February 2018, Vol 9, No 1 | Payers' Perspectives In Oncology: ASH 2017 Highlights

Atlanta, GA—A maintenance regimen of lenalidomide (Revlimid) and elotuzumab (Empliciti) after autologous stem-cell transplant (ASCT) improved the quality of responses achieved with induction therapy in patients with multiple myeloma.

In a phase 2 study, 36% of patients receiving the combination as maintenance showed an improvement in response, and 20% of patients converted to either a complete response (CR) or stringent CR (sCR). The study is ongoing, with a planned accrual of 100 patients. The study’s data and results were reported by Sheeba K. Thomas, MD, MS, Associate Professor, Department of Lymphoma/Myeloma, M.D. Anderson Cancer Center, Houston, at ASH 2017.

“The number of patients achieving CR may in fact be underestimated due to elotuzumab interference with electrophoretic measurements,” said Dr Thomas. “Nineteen of 33 patients not achieving CR had GK paraproteins, and 17 of the 19 were in VGPR [very good partial response].”

After the enrollment of 68 patients who have been followed for a median of 23 months, the median progression-free survival (PFS) had not been reached. The 2-year estimated PFS was 88%. The median overall survival also had not been reached.

The study evaluated elotuzumab plus lenalidomide as maintenance therapy after myeloablative ASCT in patients treated with ≤2 lines of systemic therapy before ASCT. The first 28 patients received elotuzumab 10 mg/kg weekly for cycles 1 and 2, bimonthly for cycles 3 through 6, and 20 mg/kg monthly from cycle 7 forward.

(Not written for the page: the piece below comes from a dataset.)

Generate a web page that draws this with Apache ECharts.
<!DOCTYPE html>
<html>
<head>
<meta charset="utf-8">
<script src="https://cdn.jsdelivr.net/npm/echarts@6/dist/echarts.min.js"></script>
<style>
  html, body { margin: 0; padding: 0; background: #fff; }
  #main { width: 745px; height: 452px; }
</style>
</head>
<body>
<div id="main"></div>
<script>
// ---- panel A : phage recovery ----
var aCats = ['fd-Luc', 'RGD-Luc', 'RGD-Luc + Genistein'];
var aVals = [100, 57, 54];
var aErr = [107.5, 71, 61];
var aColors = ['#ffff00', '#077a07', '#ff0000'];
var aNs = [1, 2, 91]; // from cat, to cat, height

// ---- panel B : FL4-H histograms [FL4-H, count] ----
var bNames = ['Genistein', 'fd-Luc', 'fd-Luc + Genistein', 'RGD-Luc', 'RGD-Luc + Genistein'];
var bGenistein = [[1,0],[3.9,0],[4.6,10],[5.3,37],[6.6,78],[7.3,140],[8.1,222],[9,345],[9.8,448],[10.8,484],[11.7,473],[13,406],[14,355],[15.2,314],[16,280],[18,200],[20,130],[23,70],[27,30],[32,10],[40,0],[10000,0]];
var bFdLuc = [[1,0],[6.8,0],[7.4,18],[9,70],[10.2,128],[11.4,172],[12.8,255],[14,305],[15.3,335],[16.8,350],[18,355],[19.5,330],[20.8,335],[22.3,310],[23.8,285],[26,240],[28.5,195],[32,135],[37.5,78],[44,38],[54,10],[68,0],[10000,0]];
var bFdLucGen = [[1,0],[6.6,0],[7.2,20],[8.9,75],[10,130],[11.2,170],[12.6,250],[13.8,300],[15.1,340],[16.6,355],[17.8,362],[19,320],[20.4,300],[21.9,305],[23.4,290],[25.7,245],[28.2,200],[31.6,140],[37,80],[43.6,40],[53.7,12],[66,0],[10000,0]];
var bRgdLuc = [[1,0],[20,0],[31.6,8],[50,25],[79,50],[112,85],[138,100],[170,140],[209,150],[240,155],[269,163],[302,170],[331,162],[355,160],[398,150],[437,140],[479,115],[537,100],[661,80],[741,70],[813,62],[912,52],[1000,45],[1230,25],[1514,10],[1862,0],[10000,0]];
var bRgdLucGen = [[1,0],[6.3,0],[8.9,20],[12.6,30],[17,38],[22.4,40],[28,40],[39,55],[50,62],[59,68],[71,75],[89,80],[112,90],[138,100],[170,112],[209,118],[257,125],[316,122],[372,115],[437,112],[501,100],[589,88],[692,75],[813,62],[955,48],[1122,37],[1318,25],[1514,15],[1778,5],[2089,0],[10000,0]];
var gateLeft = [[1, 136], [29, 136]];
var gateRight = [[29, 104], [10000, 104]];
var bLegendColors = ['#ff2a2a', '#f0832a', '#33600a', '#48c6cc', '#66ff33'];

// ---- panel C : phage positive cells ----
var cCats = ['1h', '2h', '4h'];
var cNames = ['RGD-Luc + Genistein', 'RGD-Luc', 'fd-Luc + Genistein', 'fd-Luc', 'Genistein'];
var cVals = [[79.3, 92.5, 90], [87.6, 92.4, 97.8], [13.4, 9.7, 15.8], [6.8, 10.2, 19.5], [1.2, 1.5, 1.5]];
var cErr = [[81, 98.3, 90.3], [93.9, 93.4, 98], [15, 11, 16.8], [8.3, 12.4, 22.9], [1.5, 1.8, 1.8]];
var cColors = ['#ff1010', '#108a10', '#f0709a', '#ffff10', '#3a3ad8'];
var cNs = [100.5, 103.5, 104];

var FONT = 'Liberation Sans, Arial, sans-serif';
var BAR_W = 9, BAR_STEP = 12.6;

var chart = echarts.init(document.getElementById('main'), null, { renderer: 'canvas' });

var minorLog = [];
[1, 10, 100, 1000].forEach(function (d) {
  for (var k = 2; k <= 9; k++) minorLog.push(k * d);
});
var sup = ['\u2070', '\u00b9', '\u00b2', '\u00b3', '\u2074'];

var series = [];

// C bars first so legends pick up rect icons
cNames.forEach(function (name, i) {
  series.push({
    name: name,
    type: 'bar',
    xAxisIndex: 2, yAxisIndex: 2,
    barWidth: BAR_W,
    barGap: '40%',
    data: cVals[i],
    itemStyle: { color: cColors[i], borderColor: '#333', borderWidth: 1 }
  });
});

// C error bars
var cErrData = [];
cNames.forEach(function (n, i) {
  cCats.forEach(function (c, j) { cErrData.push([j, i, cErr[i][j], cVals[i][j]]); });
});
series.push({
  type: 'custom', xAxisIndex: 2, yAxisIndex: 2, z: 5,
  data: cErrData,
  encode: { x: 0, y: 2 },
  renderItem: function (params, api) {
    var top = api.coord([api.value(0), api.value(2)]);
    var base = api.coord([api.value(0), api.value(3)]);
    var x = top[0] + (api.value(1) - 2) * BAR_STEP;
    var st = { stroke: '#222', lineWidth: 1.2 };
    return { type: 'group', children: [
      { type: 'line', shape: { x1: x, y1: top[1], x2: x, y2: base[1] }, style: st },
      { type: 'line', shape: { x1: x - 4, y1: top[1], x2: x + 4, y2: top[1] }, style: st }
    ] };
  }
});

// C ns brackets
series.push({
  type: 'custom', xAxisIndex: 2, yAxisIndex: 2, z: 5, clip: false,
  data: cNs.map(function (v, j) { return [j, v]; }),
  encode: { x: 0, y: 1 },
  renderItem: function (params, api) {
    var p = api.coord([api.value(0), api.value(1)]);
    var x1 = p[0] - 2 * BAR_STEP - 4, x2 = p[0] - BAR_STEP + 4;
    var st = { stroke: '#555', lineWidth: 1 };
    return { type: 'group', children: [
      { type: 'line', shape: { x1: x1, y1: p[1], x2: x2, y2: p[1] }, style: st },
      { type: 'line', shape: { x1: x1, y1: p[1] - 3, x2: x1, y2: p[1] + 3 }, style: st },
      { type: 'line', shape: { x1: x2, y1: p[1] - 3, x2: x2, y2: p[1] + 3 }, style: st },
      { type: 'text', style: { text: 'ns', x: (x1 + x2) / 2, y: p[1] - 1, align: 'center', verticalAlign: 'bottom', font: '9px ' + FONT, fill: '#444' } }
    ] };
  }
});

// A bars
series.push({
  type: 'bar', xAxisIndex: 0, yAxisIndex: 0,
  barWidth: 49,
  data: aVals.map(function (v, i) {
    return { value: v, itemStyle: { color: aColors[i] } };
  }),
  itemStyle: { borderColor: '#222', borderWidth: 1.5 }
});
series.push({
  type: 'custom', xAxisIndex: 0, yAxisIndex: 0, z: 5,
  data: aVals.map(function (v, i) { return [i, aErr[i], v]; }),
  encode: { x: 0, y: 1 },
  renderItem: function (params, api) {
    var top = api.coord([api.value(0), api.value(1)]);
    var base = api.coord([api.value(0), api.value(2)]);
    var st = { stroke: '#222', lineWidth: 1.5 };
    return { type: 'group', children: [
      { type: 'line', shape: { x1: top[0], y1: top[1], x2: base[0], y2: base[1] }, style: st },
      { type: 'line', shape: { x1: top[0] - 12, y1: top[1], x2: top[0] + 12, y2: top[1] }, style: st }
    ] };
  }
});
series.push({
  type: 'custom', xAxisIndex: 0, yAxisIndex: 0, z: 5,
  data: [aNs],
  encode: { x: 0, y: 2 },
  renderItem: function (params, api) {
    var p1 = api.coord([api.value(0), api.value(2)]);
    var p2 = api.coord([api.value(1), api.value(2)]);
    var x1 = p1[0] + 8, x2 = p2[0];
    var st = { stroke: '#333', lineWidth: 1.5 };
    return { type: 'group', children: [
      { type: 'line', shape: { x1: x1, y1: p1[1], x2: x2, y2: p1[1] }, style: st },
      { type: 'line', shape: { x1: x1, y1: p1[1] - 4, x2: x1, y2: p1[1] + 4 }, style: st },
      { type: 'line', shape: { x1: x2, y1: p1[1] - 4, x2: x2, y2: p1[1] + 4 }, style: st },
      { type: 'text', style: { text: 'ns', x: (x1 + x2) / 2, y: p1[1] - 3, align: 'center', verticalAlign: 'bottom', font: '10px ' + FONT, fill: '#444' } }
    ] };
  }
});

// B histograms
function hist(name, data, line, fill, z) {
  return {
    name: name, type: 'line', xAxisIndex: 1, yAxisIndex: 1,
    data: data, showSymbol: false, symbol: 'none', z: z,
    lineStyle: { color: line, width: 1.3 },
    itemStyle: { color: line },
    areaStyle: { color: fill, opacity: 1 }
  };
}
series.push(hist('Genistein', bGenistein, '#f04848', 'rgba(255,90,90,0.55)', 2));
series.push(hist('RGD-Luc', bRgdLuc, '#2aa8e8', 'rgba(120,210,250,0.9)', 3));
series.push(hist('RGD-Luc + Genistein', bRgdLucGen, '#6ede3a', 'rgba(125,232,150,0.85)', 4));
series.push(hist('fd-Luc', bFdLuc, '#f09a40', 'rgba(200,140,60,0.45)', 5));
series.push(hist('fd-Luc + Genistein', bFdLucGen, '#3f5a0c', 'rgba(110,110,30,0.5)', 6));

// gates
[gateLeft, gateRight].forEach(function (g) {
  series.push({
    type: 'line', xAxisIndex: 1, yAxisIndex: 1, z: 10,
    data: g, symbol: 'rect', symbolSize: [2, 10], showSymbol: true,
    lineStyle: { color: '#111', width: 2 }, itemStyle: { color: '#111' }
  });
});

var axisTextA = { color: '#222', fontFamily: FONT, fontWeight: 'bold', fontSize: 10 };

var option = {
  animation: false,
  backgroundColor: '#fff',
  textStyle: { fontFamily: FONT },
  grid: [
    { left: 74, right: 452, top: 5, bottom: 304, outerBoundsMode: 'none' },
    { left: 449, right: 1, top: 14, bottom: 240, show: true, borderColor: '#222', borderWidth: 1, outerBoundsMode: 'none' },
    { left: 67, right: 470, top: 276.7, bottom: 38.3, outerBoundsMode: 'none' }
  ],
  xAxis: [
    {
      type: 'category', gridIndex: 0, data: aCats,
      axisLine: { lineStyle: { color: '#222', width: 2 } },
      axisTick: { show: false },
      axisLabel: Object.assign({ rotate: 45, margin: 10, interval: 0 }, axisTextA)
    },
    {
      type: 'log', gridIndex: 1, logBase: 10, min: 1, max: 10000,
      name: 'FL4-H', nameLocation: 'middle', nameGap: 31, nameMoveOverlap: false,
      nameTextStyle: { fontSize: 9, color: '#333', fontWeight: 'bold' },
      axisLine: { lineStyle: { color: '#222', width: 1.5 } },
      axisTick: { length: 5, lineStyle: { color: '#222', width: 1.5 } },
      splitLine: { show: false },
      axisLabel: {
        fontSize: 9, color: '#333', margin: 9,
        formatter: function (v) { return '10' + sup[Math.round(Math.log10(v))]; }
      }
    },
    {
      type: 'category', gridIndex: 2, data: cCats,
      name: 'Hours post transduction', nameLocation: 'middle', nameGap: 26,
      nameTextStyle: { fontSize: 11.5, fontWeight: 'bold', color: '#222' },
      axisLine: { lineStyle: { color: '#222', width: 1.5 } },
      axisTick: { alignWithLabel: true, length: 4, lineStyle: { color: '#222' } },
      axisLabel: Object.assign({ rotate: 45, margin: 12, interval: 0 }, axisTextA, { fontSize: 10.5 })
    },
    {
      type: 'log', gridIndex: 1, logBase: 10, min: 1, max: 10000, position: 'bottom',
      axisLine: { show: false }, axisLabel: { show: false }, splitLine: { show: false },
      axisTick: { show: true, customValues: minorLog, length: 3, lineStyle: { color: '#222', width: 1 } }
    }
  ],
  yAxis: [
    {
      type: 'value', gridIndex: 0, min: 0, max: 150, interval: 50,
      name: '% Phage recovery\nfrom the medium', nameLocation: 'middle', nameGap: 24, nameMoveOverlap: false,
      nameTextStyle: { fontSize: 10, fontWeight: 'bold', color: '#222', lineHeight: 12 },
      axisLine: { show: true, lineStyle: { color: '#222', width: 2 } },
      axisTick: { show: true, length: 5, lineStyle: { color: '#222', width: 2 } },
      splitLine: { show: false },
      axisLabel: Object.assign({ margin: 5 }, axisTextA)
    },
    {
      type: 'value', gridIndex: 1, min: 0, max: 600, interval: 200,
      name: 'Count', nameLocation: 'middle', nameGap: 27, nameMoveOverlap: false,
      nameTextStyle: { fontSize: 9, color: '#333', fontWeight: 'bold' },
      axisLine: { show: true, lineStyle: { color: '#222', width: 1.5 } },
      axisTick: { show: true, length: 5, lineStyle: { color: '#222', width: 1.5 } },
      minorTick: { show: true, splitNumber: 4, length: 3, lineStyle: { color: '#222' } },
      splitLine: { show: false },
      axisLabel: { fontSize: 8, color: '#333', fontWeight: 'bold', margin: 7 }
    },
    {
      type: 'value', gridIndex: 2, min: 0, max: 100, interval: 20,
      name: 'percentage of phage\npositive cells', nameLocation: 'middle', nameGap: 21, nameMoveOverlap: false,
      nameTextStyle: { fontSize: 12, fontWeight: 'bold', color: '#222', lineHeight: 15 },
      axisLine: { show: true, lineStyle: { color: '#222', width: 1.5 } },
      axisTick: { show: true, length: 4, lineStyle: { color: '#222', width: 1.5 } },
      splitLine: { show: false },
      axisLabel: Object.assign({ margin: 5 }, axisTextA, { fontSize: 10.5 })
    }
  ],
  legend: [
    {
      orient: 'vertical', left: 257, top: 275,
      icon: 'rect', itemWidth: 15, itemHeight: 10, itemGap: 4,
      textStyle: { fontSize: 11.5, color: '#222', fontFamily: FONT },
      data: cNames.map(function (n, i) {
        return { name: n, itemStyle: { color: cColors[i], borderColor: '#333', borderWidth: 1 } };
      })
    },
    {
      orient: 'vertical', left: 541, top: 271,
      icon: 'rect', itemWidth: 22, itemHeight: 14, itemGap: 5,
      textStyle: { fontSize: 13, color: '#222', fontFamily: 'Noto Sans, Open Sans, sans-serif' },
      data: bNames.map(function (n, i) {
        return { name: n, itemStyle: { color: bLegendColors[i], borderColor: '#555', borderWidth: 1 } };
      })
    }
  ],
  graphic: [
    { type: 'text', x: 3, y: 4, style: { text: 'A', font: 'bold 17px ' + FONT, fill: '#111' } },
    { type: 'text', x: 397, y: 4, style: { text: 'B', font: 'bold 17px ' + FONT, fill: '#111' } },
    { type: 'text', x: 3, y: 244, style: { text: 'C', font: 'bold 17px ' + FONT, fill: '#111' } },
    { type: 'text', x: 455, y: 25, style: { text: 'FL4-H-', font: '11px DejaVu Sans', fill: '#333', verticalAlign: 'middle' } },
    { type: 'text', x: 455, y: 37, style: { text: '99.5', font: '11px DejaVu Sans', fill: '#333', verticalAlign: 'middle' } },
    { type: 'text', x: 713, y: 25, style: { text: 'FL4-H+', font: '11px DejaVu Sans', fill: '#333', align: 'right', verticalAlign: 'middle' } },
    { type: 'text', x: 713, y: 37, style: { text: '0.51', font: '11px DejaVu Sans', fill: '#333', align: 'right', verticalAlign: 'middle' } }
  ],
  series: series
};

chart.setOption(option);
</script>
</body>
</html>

The study was amended for patients to receive elotuzumab 20 mg/kg monthly during cycles 3 through 6. Patients aged <75 years were instructed to take dexamethasone 28 mg before infusion for cycles 1 and 2. The dose was reduced to 8 mg for patients aged ≥75 years in an effort to optimize tolerability. All patients received 4 to 10 mg of intravenous dexamethasone immediately before each infusion.

Patients received lenalidomide 10 mg daily for cycles 1 through 3, which could be increased to 15 mg daily from cycle 4 forward in the absence of significant cytopenias and nonhematologic toxicity. In all, 44% of patients required dose reductions of lenalidomide “so that most of our patients are currently dosed at 10 mg on days 1 through 21 of the 28-day cycle due to intolerability,” Dr Thomas said.

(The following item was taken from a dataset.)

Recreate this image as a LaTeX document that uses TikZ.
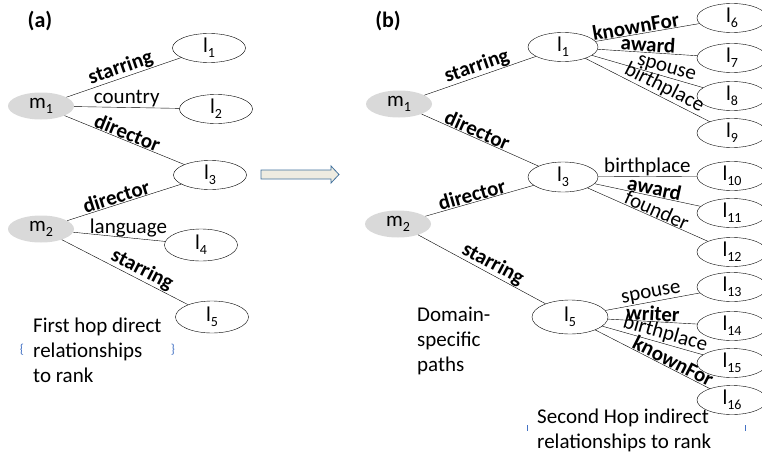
\documentclass[tikz,border=0pt]{standalone}
\usepackage{fontspec}
\setmainfont{Carlito}
\usepackage{tikz}
\usetikzlibrary{shapes.geometric}

\definecolor{bracecol}{HTML}{4472C4}
\definecolor{arrowfill}{HTML}{EEECE1}
\definecolor{arrowline}{HTML}{41719C}
\newcommand{\lsub}[2]{#1\raisebox{-0.5ex}{\fontsize{14}{14}\selectfont #2}}

\begin{document}
\begin{tikzpicture}[x=1pt,y=-1pt,every node/.style={font=\fontsize{21}{25}\selectfont},ent/.style={ellipse,draw,minimum width=73pt,minimum height=29pt,inner sep=0pt},mov/.style={ellipse,fill=black!15,minimum width=66pt,minimum height=27pt,inner sep=0pt},rel/.style={sloped,above,inner sep=0.5pt},relb/.style={rel,font=\fontsize{21}{25}\selectfont\bfseries}]
\clip (0,0) rectangle (762,460);
% panel (a)
\node[font=\fontsize{22}{24}\selectfont\bfseries] (tita) at (40,21) {(a)};
\node[mov] (am1) at (41,106) {\lsub{m}{1}};
\node[mov] (am2) at (41,229) {\lsub{m}{2}};
\node[ent] (al1) at (209,48) {\lsub{l}{1}};
\node[ent] (al2) at (216,109) {\lsub{l}{2}};
\node[ent] (al3) at (210,175) {\lsub{l}{3}};
\node[ent,minimum height=32pt] (al4) at (201,245) {\lsub{l}{4}};
\node[ent,minimum height=32pt] (al5) at (212,317) {\lsub{l}{5}};
\draw (am1) -- node[relb] {starring} (al1);
\draw (am1) -- node[above,inner sep=0.5pt] {country} (al2);
\draw (am1) -- node[relb] {director} (al3);
\draw (am2) -- node[relb,pos=.45] {director} (al3);
\draw (am2) -- node[above,inner sep=0.5pt,pos=.6] {language} (al4);
\draw (am2) -- node[relb,pos=.6] {starring} (al5);
\node[align=left,anchor=west,inner sep=0pt] (firsthop) at (33,350) {First hop direct\\relationships\\to rank};
\node[text=bracecol,font=\fontsize{13}{13}\selectfont] (lbrace) at (22,350) {\{};
\node[text=bracecol,font=\fontsize{13}{13}\selectfont] (rbrace) at (173,350) {\}};
% block arrow
\draw[arrowline,fill=arrowfill,line width=0.8pt] (261,170) -- (331,170) -- (331,166) -- (339,174.5) -- (331,183) -- (331,179) -- (261,179) -- cycle;
% panel (b)
\node[font=\fontsize{22}{24}\selectfont\bfseries] (titb) at (388,21) {(b)};
\node[mov] (bm1) at (399,104) {\lsub{m}{1}};
\node[mov] (bm2) at (398,224) {\lsub{m}{2}};
\node[ent,minimum width=70pt] (bl1) at (563,47) {\lsub{l}{1}};
\node[ent,minimum width=70pt,minimum height=30pt] (bl3) at (563,177) {\lsub{l}{3}};
\node[ent,minimum width=76pt,minimum height=34pt] (bl5) at (570,317) {\lsub{l}{5}};
\foreach \n/\y in {6/18,7/58,8/96,9/133,10/176,11/213,12/252,13/287,14/326,15/363,16/400}
   \node[ent,minimum width=70pt] (l\n) at (732,\y) {\lsub{l}{\n}};
\draw (bm1) -- node[relb] {starring} (bl1);
\draw (bm1) -- node[relb,pos=.45] {director} (bl3);
\draw (bm2) -- node[relb,pos=.45] {director} (bl3);
\draw (bm2) -- node[relb,pos=.55] {starring} (bl5);
\foreach \t/\r/\st/\ps in {6/knownFor/relb/.4,7/award/relb/.5,8/spouse/rel/.65,9/birthplace/rel/.6}
   \draw (bl1) -- node[\st,pos=\ps] {\r} (l\t);
\foreach \t/\r/\st/\ps in {10/birthplace/rel/.5,11/award/relb/.55,12/founder/rel/.55}
   \draw (bl3) -- node[\st,pos=\ps] {\r} (l\t);
\foreach \t/\r/\st/\ps in {13/spouse/rel/.5,14/writer/relb/.5,15/birthplace/rel/.6,16/knownFor/relb/.65}
   \draw (bl5) -- node[\st,pos=\ps] {\r} (l\t);
\node[align=left,anchor=west,inner sep=0pt] (domain) at (417,341) {Domain-\\specific\\paths};
\node[align=left,anchor=west,inner sep=0pt] (secondhop) at (537,430) {Second Hop indirect\\relationships to rank};
\draw[bracecol,line width=0.8pt] (527,425) -- (527,431);
\draw[bracecol,line width=0.8pt] (745,425) -- (745,431);
\end{tikzpicture}
\end{document}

Overall, 71% of the patients received 1 line of induction therapy before ASCT and 29% received 2 lines. A 3-drug induction regimen was used in all but 2 patients, with the most common (72%) being a proteasome inhibitor plus lenalidomide and dexamethasone. The median time from ASCT to the start of study treatment was 158 days.

A total of 31% of pateints had high-risk cytogenetics according to International Myeloma Working Group criteria. The high-risk cytogenetic features included deletion 17p in 10% and t(4;14) in 7%.

Of the 68 enrolled patients, 25 (36%) had an improvement in their quality of response. Among the patients whose responses were upgraded from study entry, the median number of cycles to best response was 3.5.

Of the 13 patients in CR who were tested for minimum residual disease (MRD), 10 were MRD negative at study entry and 3 converted from VGPR to MRD negative.

The majority (75%) of patients were in VGPR or better at study entry. “This has improved to 91% based on best response estimates on study, including 51% who have achieved CR or sCR,” said Dr Thomas.

A total of 3 patients died, 2 with progressive disease while receiving salvage therapy, and 1 with acute encephalopathy and refractory status epilepticus in VGPR.

Anemia (6%), neutropenia (31%), and thrombocytopenia (7%) were the most common grade ≥3 hematologic toxicities.

The most common nonhematologic adverse events were fatigue (76%), myalgias (71%), diarrhea (69%), respiratory infections (57%), nausea/vomiting (57%), and dizziness (56%).